Eloge du cheap : les baleines de col en plastique

C’est le matin, plus ou moins tôt, et vous boutonnez le col de votre chemise, que vous relevez ensuite pour nouer autour du cou une cravate choisie suivant l’humeur du jour, les vêtements que vous portez, votre goût personnel en la matière… Bref, jamais la même, et pourtant toujours la même, au grand dam de votre chère et tendre, qui a renoncé depuis longtemps à vous convertir à ses couleurs préférées. Une fois le nœud réalisé, et avant de rabattre le col et d’ajuster une dernière fois les étoffes ainsi appareillées, une dernière opération intervient : vous glissez dans les goussets cousus à cet effet une paire de baleines de col, qui apporteront à la chemise une touche de raideur supposée plus appropriée à la tenue de ville.

A ce moment-là, et en fonction de vos moyens, plusieurs possibilités s’offrent à vous : baleines en or (si, si, promis, ça existe), en argent, en nacre, en os, en bois de cagette… J’avoue que l’idée d’un bout de métal qui se balade dans mon col de chemise me met aussi à l’aise que la perspective d’une prothèse du genou.
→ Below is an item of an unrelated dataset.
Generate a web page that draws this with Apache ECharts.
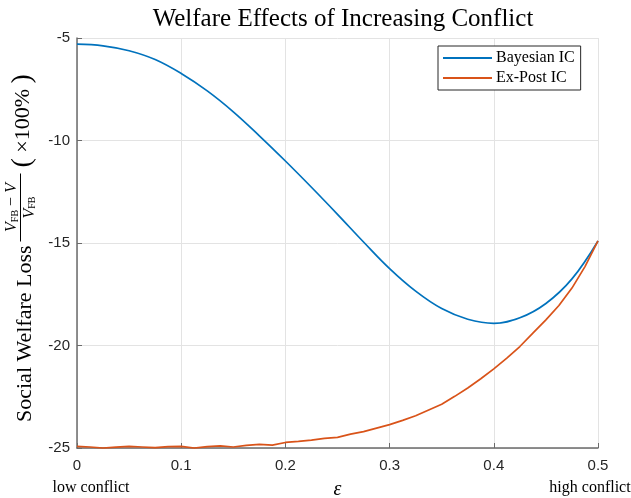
<!DOCTYPE html>
<html>
<head>
<meta charset="utf-8">
<script src="https://cdn.jsdelivr.net/npm/echarts@6/dist/echarts.min.js"></script>
<style>
html,body{margin:0;padding:0;background:#fff;}
#chart{width:631px;height:498px;}
</style>
</head>
<body>
<div id="chart"></div>
<script>
const titleText = 'Welfare Effects of Increasing Conflict';
const seriesNames = ['Bayesian IC', 'Ex-Post IC'];
const xTicks = [0, 0.1, 0.2, 0.3, 0.4, 0.5];
const yTicks = [-25, -20, -15, -10, -5];

const epsBayes = [0, 0.025, 0.05, 0.075, 0.1, 0.125, 0.15, 0.175, 0.2, 0.225, 0.25,
  0.275, 0.3, 0.325, 0.35, 0.375, 0.4, 0.425, 0.45, 0.475, 0.5];
const lossBayes = [-5.30, -5.38, -5.62, -6.05, -6.73, -7.58, -8.60, -9.77, -11.00, -12.28, -13.60,
  -14.95, -16.25, -17.35, -18.20, -18.72, -18.92, -18.65, -17.95, -16.75, -14.90];

const epsExPost = [0, 0.0125, 0.025, 0.0375, 0.05, 0.0625, 0.075, 0.0875, 0.1, 0.1125, 0.125,
  0.1375, 0.15, 0.1625, 0.175, 0.1875, 0.2, 0.2125, 0.225, 0.2375, 0.25,
  0.2625, 0.275, 0.2875, 0.3, 0.3125, 0.325, 0.3375, 0.35, 0.3625, 0.375,
  0.3875, 0.4, 0.4125, 0.425, 0.4375, 0.45, 0.4625, 0.475, 0.4875, 0.5];
const lossExPost = [-24.92, -24.95, -25.00, -24.96, -24.92, -24.95, -24.98, -24.93, -24.92, -25.00, -24.93,
  -24.90, -24.95, -24.87, -24.82, -24.86, -24.73, -24.68, -24.62, -24.53, -24.48,
  -24.32, -24.20, -24.03, -23.86, -23.65, -23.43, -23.15, -22.87, -22.48, -22.07,
  -21.62, -21.14, -20.62, -20.05, -19.40, -18.75, -18.05, -17.20, -16.15, -14.90];

const blue = '#0072BD';
const orange = '#D95319';
const axisColor = '#6b6b6b';
const textColor = '#262626';

const chart = echarts.init(document.getElementById('chart'), null, {renderer: 'canvas'});

const serif = '"Liberation Serif", "Times New Roman", serif';
const sans = '"Liberation Sans", Arial, sans-serif';

chart.setOption({
  animation: false,
  backgroundColor: '#fff',
  title: {
    text: titleText,
    left: 338,
    top: 2,
    textAlign: 'center',
    textStyle: {fontFamily: serif, fontSize: 25, fontWeight: 'normal', color: '#000'}
  },
  legend: {
    orient: 'vertical',
    left: 438,
    top: 46,
    padding: [4, 6, 4, 5],
    itemGap: 4,
    itemWidth: 49,
    itemHeight: 2,
    icon: 'rect',
    borderColor: '#262626',
    borderWidth: 1,
    backgroundColor: '#fff',
    data: seriesNames,
    textStyle: {fontFamily: serif, fontSize: 16, color: '#000', padding: [0, 0, 0, -1]}
  },
  grid: {left: 77, right: 33, top: 38, bottom: 50, containLabel: false},
  xAxis: {
    type: 'value',
    min: xTicks[0],
    max: xTicks[xTicks.length - 1],
    interval: 0.1,
    axisLine: {show: true, onZero: false, lineStyle: {color: axisColor, width: 1.5}},
    axisTick: {show: true, inside: true, length: 5, lineStyle: {color: axisColor, width: 1}},
    axisLabel: {margin: 10, fontFamily: sans, fontSize: 15, color: textColor,
      formatter: v => String(Math.round(v * 10) / 10)},
    splitLine: {show: true, lineStyle: {color: '#e3e3e3', width: 1}}
  },
  yAxis: {
    type: 'value',
    min: yTicks[0],
    max: yTicks[yTicks.length - 1],
    interval: 5,
    axisLine: {show: true, onZero: false, lineStyle: {color: axisColor, width: 1.5}},
    axisTick: {show: true, inside: true, length: 5, lineStyle: {color: axisColor, width: 1}},
    axisLabel: {margin: 7, fontFamily: sans, fontSize: 15, color: textColor},
    splitLine: {show: true, lineStyle: {color: '#e3e3e3', width: 1}}
  },
  series: [
    {
      name: seriesNames[0],
      type: 'line',
      data: epsBayes.map((x, i) => [x, lossBayes[i]]),
      smooth: 0.4,
      showSymbol: false,
      clip: false,
      lineStyle: {color: blue, width: 1.7},
      itemStyle: {color: blue},
      z: 3
    },
    {
      name: seriesNames[1],
      type: 'line',
      data: epsExPost.map((x, i) => [x, lossExPost[i]]),
      showSymbol: false,
      clip: false,
      lineStyle: {color: orange, width: 1.7},
      itemStyle: {color: orange},
      z: 4
    }
  ],
  graphic: [
    {
      type: 'group',
      x: 25,
      y: 243.5,
      rotation: Math.PI / 2,
      children: [
        {type: 'text', x: -178.5, y: 0,
          style: {text: 'Social Welfare Loss', font: '22px ' + serif, fill: '#000',
            textAlign: 'left', textVerticalAlign: 'middle', align: 'left', verticalAlign: 'middle'}},
        {type: 'text', x: 36, y: -13,
          style: {text: '{i|V}{s|FB}{n| − }{i|V}', fill: '#000',
            textAlign: 'center', textVerticalAlign: 'middle', align: 'center', verticalAlign: 'middle',
            rich: {
              i: {fontFamily: serif, fontStyle: 'italic', fontSize: 16, fill: '#000', color: '#000'},
              s: {fontFamily: serif, fontSize: 10, fill: '#000', color: '#000', verticalAlign: 'bottom'},
              n: {fontFamily: serif, fontSize: 16, fill: '#000', color: '#000'}
            }}},
        {type: 'line', shape: {x1: 2, y1: -4.5, x2: 70, y2: -4.5},
          style: {stroke: '#000', lineWidth: 1}},
        {type: 'text', x: 36, y: 4.5,
          style: {text: '{i|V}{s|FB}', fill: '#000',
            textAlign: 'center', textVerticalAlign: 'middle', align: 'center', verticalAlign: 'middle',
            rich: {
              i: {fontFamily: serif, fontStyle: 'italic', fontSize: 16, fill: '#000', color: '#000'},
              s: {fontFamily: serif, fontSize: 10, fill: '#000', color: '#000', verticalAlign: 'bottom'}
            }}},
        {type: 'text', x: 76, y: -2,
          style: {text: '{p|(}{t| ×100% }{p|)}', fill: '#000',
            textAlign: 'left', textVerticalAlign: 'middle', align: 'left', verticalAlign: 'middle',
            rich: {
              p: {fontFamily: serif, fontSize: 28, fill: '#000', color: '#000'},
              t: {fontFamily: serif, fontSize: 22, fill: '#000', color: '#000'}
            }}}
      ]
    },
    {type: 'text', x: 91, y: 488,
      style: {text: 'low conflict', font: '16px ' + serif, fill: '#000',
        textAlign: 'center', textVerticalAlign: 'middle', align: 'center', verticalAlign: 'middle'}},
    {type: 'text', x: 590, y: 488,
      style: {text: 'high conflict', font: '16px ' + serif, fill: '#000',
        textAlign: 'center', textVerticalAlign: 'middle', align: 'center', verticalAlign: 'middle'}},
    {type: 'text', x: 337.5, y: 490,
      style: {text: 'ε', font: 'italic 20px ' + serif, fill: '#000',
        textAlign: 'center', textVerticalAlign: 'middle', align: 'center', verticalAlign: 'middle'}}
  ]
});
</script>
</body>
</html>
Donc j’écarte les métaux, même nobles. D’ailleurs ils sont lourds et ont tendance à user, puis trouer prématurément le tissu à l’extrémité des goussets.

La nacre, l’os, la corne, plus légers, plus vivants, me semblent tous très adaptés, et offrent à l’œil de très jolis accessoires. Mais finalement, au bout de quelques années, je suis revenu aux baleines en plastique ! Pour au moins deux raisons : la première est que le plastique reste souple, discret, et donne presque l’illusion que le col se tient sans l’aide de ces petits accessoires qui paraitront dans un siècle aussi ridicules que les crinolines des femmes du XIXe siècle ; la seconde est que je peux couper les baleines à la longueur que je souhaite, de façon à les rendre légèrement plus courtes que la taille du col ne l’exigerait normalement, ce qui permet au col de reposer plus largement sur les clavicules, avec pour résultat une allure légèrement moins guindée.
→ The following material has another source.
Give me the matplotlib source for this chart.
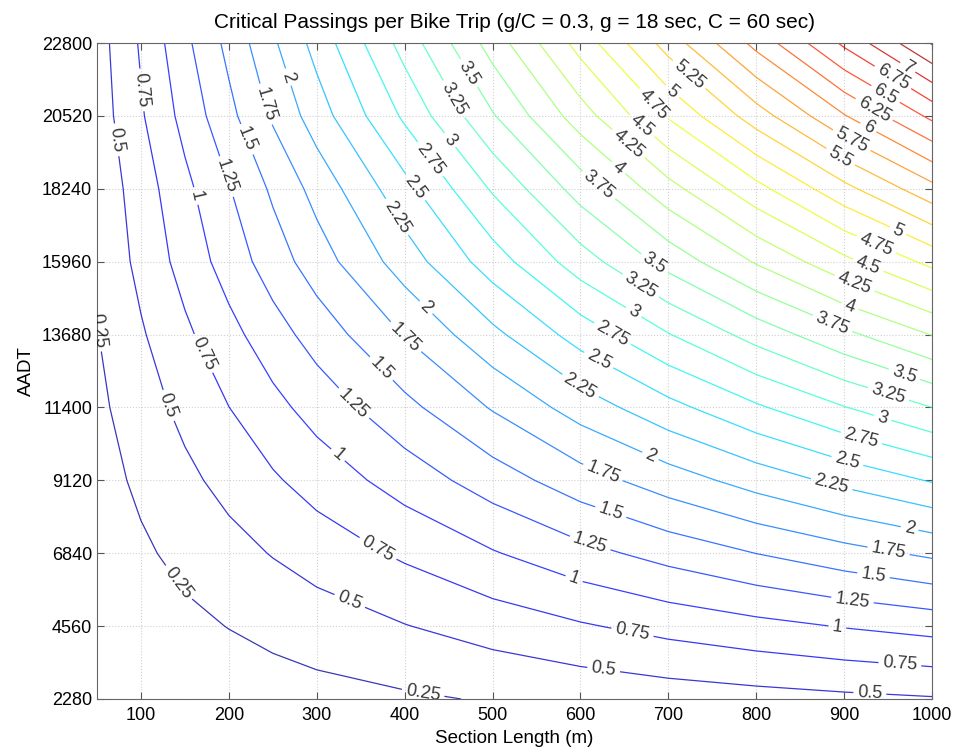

Le seul problème, c’est que parfois le plastique casse et la baleine se rompt par le milieu, le plus souvent lorsque vous êtes déjà en retard pour un rendez-vous matinal. Et dans ce cas, aller retirer du fond du gousset bien ajusté le morceau manquant relève de l’exploit, de la pêche à la baleine à mains nues ! c’est une sacrée paire de manches, si vous préférez. A la rigueur une pince à épiler peut se révéler utile.
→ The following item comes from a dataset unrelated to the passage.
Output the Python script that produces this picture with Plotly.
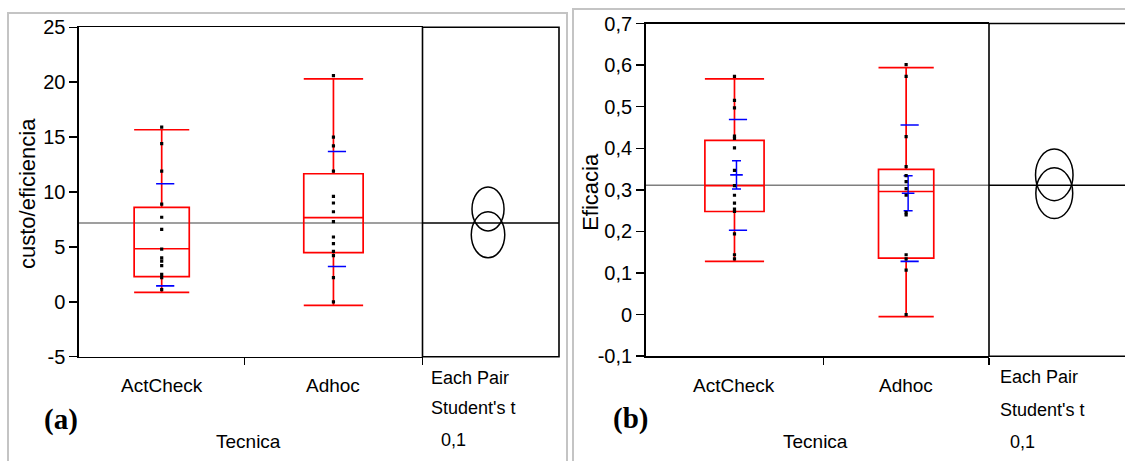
import plotly.graph_objects as go

# ---------------- data ----------------
groups = ["ActCheck", "Adhoc"]

# panel (a): custo/eficiencia
a_n = [13, 14]
a_pts_actcheck = [15.9, 14.4, 11.9, 8.9, 7.7, 6.6, 4.8, 4.0, 3.7, 3.3, 2.5, 2.2, 1.1]
a_pts_adhoc = [20.6, 15.0, 14.2, 11.9, 9.6, 9.0, 8.2, 7.3, 5.9, 5.3, 4.6, 4.2, 2.2, 0.0]
a_q1 = [2.3, 4.47]
a_median = [4.83, 7.67]
a_q3 = [8.6, 11.66]
a_lowerfence = [0.85, -0.33]
a_upperfence = [15.67, 20.3]
a_mean = [6.1, 8.45]
a_sd = [4.65, 5.24]
a_circle_radius = [2.09, 2.0]
a_grand_mean = 7.18
a_yticks = [-5, 0, 5, 10, 15, 20, 25]
a_yticklabels = ["-5", "0", "5", "10", "15", "20", "25"]

# panel (b): Eficacia
b_n = [15, 14]
b_pts_actcheck = [0.573, 0.515, 0.497, 0.429, 0.424, 0.401, 0.347, 0.31, 0.287, 0.268,
                  0.254, 0.248, 0.194, 0.144, 0.134]
b_pts_adhoc = [0.601, 0.573, 0.428, 0.356, 0.334, 0.320, 0.303, 0.287, 0.245, 0.240,
               0.144, 0.134, 0.107, 0.0]
b_q1 = [0.248, 0.136]
b_median = [0.310, 0.296]
b_q3 = [0.419, 0.349]
b_lowerfence = [0.128, -0.005]
b_upperfence = [0.567, 0.594]
b_mean = [0.336, 0.292]
b_sd = [0.133, 0.164]
b_se = [0.034, 0.042]
b_circle_radius = [0.062, 0.061]
b_grand_mean = 0.311
b_yticks = [-0.1, 0, 0.1, 0.2, 0.3, 0.4, 0.5, 0.6, 0.7]
b_yticklabels = ["-0,1", "0", "0,1", "0,2", "0,3", "0,4", "0,5", "0,6", "0,7"]

x_title = "Tecnica"
compare_lines = ["Each Pair", "Student's t", "&nbsp;&nbsp;0,1"]

# ---------------- layout helpers ----------------
W, H = 1125, 461
def px(x):
    return x / W
def py(y):
    return 1 - y / H

FONT = "Liberation Sans, Arial, sans-serif"
TXT = 19
RED = "#ff0000"
BLUE = "#0000ff"

fig = go.Figure()
shapes = []
annotations = []

def ann(x, y, text, size=TXT, xanchor="center", family=FONT, angle=0, xref="paper"):
    annotations.append(dict(x=x, y=y, xref=xref, yref="paper", text=text, showarrow=False,
                            xanchor=xanchor, yanchor="middle", textangle=angle,
                            font=dict(family=family, size=size, color="black")))

def panel(pts, n, q1, med, q3, lo, hi, mean, sd, se, radius, grand, yticks, ylabels,
          xb, xc, ytop, ybot, ax, label, ytitle, ytitle_x, letter_xy, tecnica_x, cmp_x, cmp_y,
          circle_right_line):
    xa, ya, xca = ax
    xr = "x" if xa == 1 else "x%d" % xa
    yr = "y" if ya == 1 else "y%d" % ya
    xcr = "x%d" % xca
    total = sum(n)
    starts = [sum(n[:i]) for i in range(len(n))]
    centers = [s + k / 2 for s, k in zip(starts, n)]
    unit_px = (xb[1] - xb[0]) / total
    ypx_per_unit = (ybot - ytop) / (yticks[-1] - yticks[0])

    for i, g in enumerate(groups):
        fig.add_trace(go.Box(
            x=[centers[i]], q1=[q1[i]], median=[med[i]], q3=[q3[i]],
            lowerfence=[lo[i]], upperfence=[hi[i]], width=n[i] / 3, whiskerwidth=1,
            line=dict(color=RED, width=1.7), fillcolor="rgba(0,0,0,0)",
            boxpoints=False, hoverinfo="skip", showlegend=False,
            xaxis=xr, yaxis=yr))
        sdx = centers[i] + 3.5 / unit_px
        fig.add_trace(go.Scatter(
            x=[sdx, sdx], y=[mean[i] - sd[i], mean[i] + sd[i]], mode="markers",
            marker=dict(symbol="line-ew", size=13, line=dict(color=BLUE, width=1.6)),
            hoverinfo="skip", showlegend=False, xaxis=xr, yaxis=yr))
        if se is not None:
            ex = centers[i] + 2 / unit_px
            fig.add_trace(go.Scatter(
                x=[ex], y=[mean[i]], mode="markers",
                marker=dict(symbol="line-ew", size=9, line=dict(color=BLUE, width=1.6)),
                error_y=dict(type="data", array=[se[i]], visible=True, color=BLUE,
                             thickness=1.5, width=4.5),
                hoverinfo="skip", showlegend=False, xaxis=xr, yaxis=yr))
        fig.add_trace(go.Scatter(
            x=[centers[i]] * len(pts[i]), y=pts[i], mode="markers",
            marker=dict(symbol="square", size=3.2, color="black", line=dict(width=0)),
            hoverinfo="skip", showlegend=False, xaxis=xr, yaxis=yr))
        ann(centers[i], py(385), g, xref=xr)

    fig.add_trace(go.Scatter(x=[], y=[], xaxis=xcr, yaxis=yr, showlegend=False))

    fig.layout[("xaxis" if xa == 1 else "xaxis%d" % xa)] = dict(
        domain=[px(xb[0]), px(xb[1])], range=[0, total], anchor=yr,
        showline=True, linecolor="black", linewidth=1.6, mirror=True,
        ticks="outside", tickvals=[s + k for s, k in zip(starts, n)], ticklen=7,
        tickwidth=1.5, tickcolor="black", showticklabels=False, automargin=False,
        showgrid=False, zeroline=False, fixedrange=True)
    fig.layout[("yaxis" if ya == 1 else "yaxis%d" % ya)] = dict(
        domain=[py(ybot), py(ytop)], range=[yticks[0], yticks[-1]], anchor=xr,
        showline=True, linecolor="black", linewidth=1.6, mirror=False,
        ticks="outside", ticklen=8, tickwidth=1.5, tickcolor="black",
        tickvals=yticks, ticktext=ylabels, automargin=False,
        tickfont=dict(family=FONT, size=20, color="black"),
        showgrid=False, zeroline=False, fixedrange=True)
    fig.layout["xaxis%d" % xca] = dict(
        domain=[px(xc[0]), min(1, px(xc[1]))], range=[0, 1], anchor=yr,
        showline=False, showticklabels=False, ticks="", showgrid=False, automargin=False,
        zeroline=False, fixedrange=True)

    x1 = 1 if circle_right_line else 1.2
    shapes.append(dict(type="rect", xref=xcr + " domain", yref=yr + " domain",
                       x0=0, x1=x1, y0=0, y1=1, line=dict(color="black", width=1.6)))
    shapes.append(dict(type="line", xref=xr + " domain", yref=yr, x0=0, x1=1,
                       y0=grand, y1=grand, layer="below",
                       line=dict(color="#7f7f7f", width=1.4)))
    shapes.append(dict(type="line", xref=xcr + " domain", yref=yr, x0=0, x1=x1,
                       y0=grand, y1=grand, line=dict(color="black", width=1.5)))
    cw = xc[1] - xc[0]
    for i in range(len(groups)):
        r = radius[i]
        rx = r * ypx_per_unit * 0.73 / cw
        shapes.append(dict(type="circle", xref=xcr, yref=yr,
                           x0=0.48 - rx, x1=0.48 + rx, y0=mean[i] - r, y1=mean[i] + r,
                           line=dict(color="black", width=1.5)))

    ann(px(ytitle_x), py((ytop + ybot) / 2 + 2), ytitle, size=22, angle=-90)
    ann(px(tecnica_x), py(441.5), x_title)
    ann(px(letter_xy[0]), py(letter_xy[1]), "<b>%s</b>" % label, size=29,
        family="Liberation Serif, Times New Roman, serif")
    for t, yy in zip(compare_lines, cmp_y):
        ann(px(cmp_x), py(yy), t, size=18, xanchor="left")


panel([a_pts_actcheck, a_pts_adhoc], a_n, a_q1, a_median, a_q3, a_lowerfence, a_upperfence,
      a_mean, a_sd, None, a_circle_radius, a_grand_mean, a_yticks, a_yticklabels,
      xb=(79, 422.5), xc=(422.5, 559), ytop=27.3, ybot=356.7, ax=(1, 1, 2),
      label="(a)", ytitle="custo/eficiencia", ytitle_x=27, letter_xy=(61, 419),
      tecnica_x=248.7, cmp_x=429, cmp_y=[378, 408, 440], circle_right_line=True)

panel([b_pts_actcheck, b_pts_adhoc], b_n, b_q1, b_median, b_q3, b_lowerfence, b_upperfence,
      b_mean, b_sd, b_se, b_circle_radius, b_grand_mean, b_yticks, b_yticklabels,
      xb=(645.7, 989), xc=(989, 1125.5), ytop=23.5, ybot=356.2, ax=(3, 3, 4),
      label="(b)", ytitle="Eficacia", ytitle_x=591, letter_xy=(630.5, 418),
      tecnica_x=815.5, cmp_x=998, cmp_y=[377, 410, 442], circle_right_line=False)

shapes.append(dict(type="rect", xref="paper", yref="paper", x0=px(8), x1=px(567),
                   y0=-0.2, y1=py(13), line=dict(color="#c4c4c4", width=2), layer="below"))
shapes.append(dict(type="rect", xref="paper", yref="paper", x0=px(573), x1=1.2,
                   y0=-0.2, y1=py(9), line=dict(color="#c4c4c4", width=2), layer="below"))

fig.update_layout(template=go.layout.Template(),
                  width=W, height=H, margin=dict(l=0, r=0, t=0, b=0, pad=0, autoexpand=False),
                  paper_bgcolor="white", plot_bgcolor="white", showlegend=False,
                  boxmode="overlay", shapes=shapes, annotations=annotations)

fig.write_html("out.html", config={"displayModeBar": False, "staticPlot": True},
               post_script="document.body.style.margin='0';document.body.style.overflow='hidden';")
Ce risque d’incident mécanique mis à part, j’admets volontiers que pour parvenir à un tel degré de raffinement dans le raisonnement esthétique, s’agissant d’une matière aussi futile que l’habillement en général et les baleines de col en particulier, il faut vraiment avoir un grain. J’admets, j’admets, je bats ma coulpe et je conclue en chanson : Le plastique c’est fantastique !

3 réponses à “Eloge du cheap : les baleines de col en plastique

  1. Bel article bien écrit sur un sujet délicat. J’ai moi-même eu des difficultés à trouver ces ustensiles hors l’achat d’une chemise. Certaines baleines se tordent ; j’ai donc voulu en acheter. Dans les boutiques de vêtements, il est inutile d’en chercher. Une vendeuse m’a, en dernier ressort, conseillé de visiter une mercerie. Après plusieurs essais infructueux dans ces magasins rares, ainsi que sur les marchés, j’ai enfin déniché des baleines de col en vente à la mercerie Saint-Joseph de Compiègne.

  2. Cher Stéphane,
    Merci pour votre commentaire, et pour le nom de ce fournisseur : les habitants de Compiègne vous sauront gré de ce partage. En effet, votre expérience illustre la difficulté à trouver des fournisseurs de qualité en province pour constituer et accessoiriser une garde-robe classique. Au contraire, à Paris, il me semble que les chemisiers sont plus nombreux qu’il y a dix ou quinze ans (demi-mesure et mesure confondues) et qu’il est très facile de trouver chez eux des baleines de formes, de matières et de prix variés.